In my experience, this has two advantages:

1. As in the diffeq blog post above, for small systems (and I think most aircraft will have ~12-20 state variables) this is even faster than mutating in place.
2. It is MUCH easier to reason about how the code behaves. If you use immutable types you can save them in a trajectory or give them to another user without making copies or worrying about them being mutated in the wrong place.

If I use this package, I will need it to have the absolute highest performance possible because I will be doing online MPC and optimization-based planning, so I think it is well worth thinking about this now.

[AlexS12]

Absolutely agree that just using static arrays would provide a huge benefit and would keep things simpler than using inplace mutations.

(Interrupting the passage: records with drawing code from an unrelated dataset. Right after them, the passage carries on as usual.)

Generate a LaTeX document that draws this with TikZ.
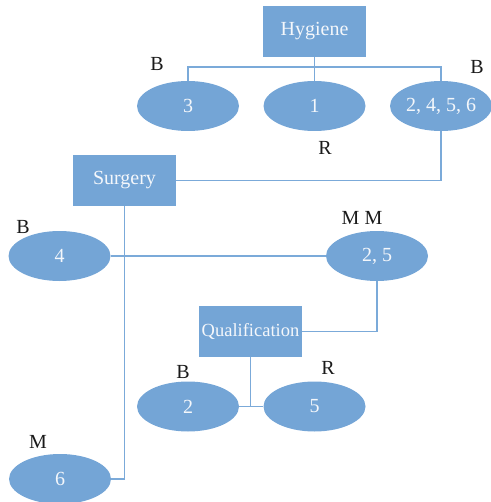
\documentclass[tikz,border=0pt]{standalone}
\usepackage{fontspec}
\setmainfont{Liberation Serif}
\usetikzlibrary{shapes.geometric}
\definecolor{boxblue}{HTML}{74A5D6}
\definecolor{lineblue}{HTML}{7BAAD9}
\definecolor{txtw}{HTML}{F4F7FB}
\definecolor{lbl}{HTML}{1A1A1A}
\tikzset{
  rbox/.style={rectangle, fill=boxblue, draw=none, minimum width=103pt, minimum height=51pt, inner sep=0pt, text=txtw, font=\fontsize{20}{23}\selectfont},
  ell/.style={ellipse, fill=boxblue, draw=none, minimum width=102pt, minimum height=50pt, inner sep=0pt, text=txtw, font=\fontsize{20}{23}\selectfont},
  conn/.style={draw=lineblue, line width=1.2pt},
  lab/.style={text=lbl, inner sep=0pt, font=\fontsize{20}{23}\selectfont}
}
\begin{document}
\begin{tikzpicture}[x=1pt,y=-1pt]
\useasboundingbox (0,0) rectangle (490,502);
% nodes
\node[rbox] (hyg) at (314.5,31.5) {Hygiene};
\node[ell] (e3) at (188,106) {3};
\node[ell] (e1) at (314.5,106) {1};
\node[ell] (e2456) at (441,106) {2, 4, 5, 6};
\node[rbox] (surg) at (124.5,180.5) {Surgery};
\node[ell] (e4) at (59.5,256) {4};
\node[ell] (e25) at (377,256) {2, 5};
\node[rbox, font=\fontsize{18.5}{21}\selectfont] (qual) at (250.5,331.5) {Qualification};
\node[ell] (e2) at (188,406.5) {2};
\node[ell] (e5) at (314.5,406.5) {5};
\node[ell] (e6) at (60,479) {6};
% labels
\node[lab] (lB1) at (157,64) {B};
\node[lab] (lB2) at (477,67) {B};
\node[lab] (lR1) at (325,148) {R};
\node[lab] (lB3) at (23,227) {B};
\node[lab] (lMM) at (362,218) {M M};
\node[lab] (lB4) at (183,372) {B};
\node[lab] (lR2) at (328,368) {R};
\node[lab] (lM) at (38,442) {M};
% connectors
\coordinate (hj) at (314.5,67);
\draw[conn] (hyg.south) -- (e1.north);
\draw[conn] (e3.north) |- (hj) -| (e2456.north);
\draw[conn] (e2456.south) |- (surg.east);
\draw[conn] (surg.south) |- (e6.east);
\draw[conn] (e4.east) -- (e25.west);
\draw[conn] (e25.south) |- (qual.east);
\draw[conn] (qual.south) -- (qual.south |- e2.east);
\draw[conn] (e2.east) -- (e5.west);
\end{tikzpicture}
\end{document}
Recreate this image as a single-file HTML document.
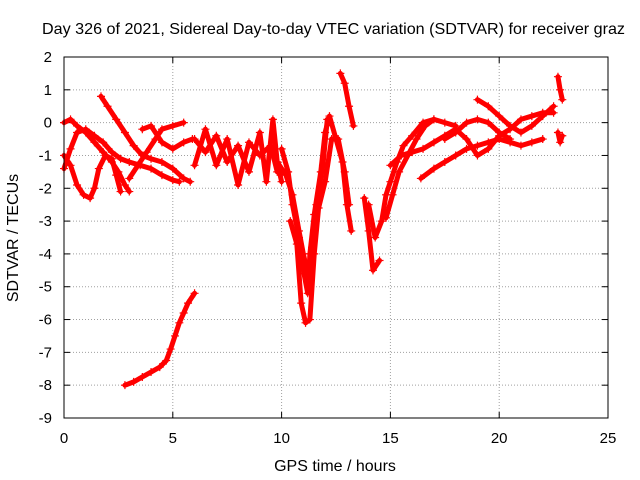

I discovered static arrays some time ago, but decided to complete "all the functionalities" before making the optimizations, so I could have some nice benchmarks afterwards. The propagator will be finished soon. I think, once I have a couple of examples of the whole machinery working will be a good moment to benchmark and optimize.

If I use this package, I will need it to have the absolute highest performance possible because I will be doing online MPC and optimization-based planning, so I think it is well worth thinking about this now.

Sounds great!! 😲 I had some time on your webpage and, certainly, seeing this project working for some of your research work would be awesome. After all, my intention is to create a comfortable aircraft simulation framework which could be used to experiment with systems modelling, numerical investigations, parameter identification, control, optimization... I know, it's a pretty ambitious goal, but I am confident that starting with the basic features will attract a small community that will help to focus on more concrete goals.

[zsunberg]

Cool!

I just though of another reason to focus on a more functional/immutable paradigm: it makes auto-differentiation much easier.

my intention is to create a comfortable aircraft simulation framework which could be used to experiment with systems modelling, numerical investigations, parameter identification, control, optimization... I know, it's a pretty ambitious goal, but I am confident that starting with the basic features will attract a small community that will help to focus on more concrete goals.

I think this is a great goal! I am happy to be an external voice in discussions to help make the package easier for others to adopt!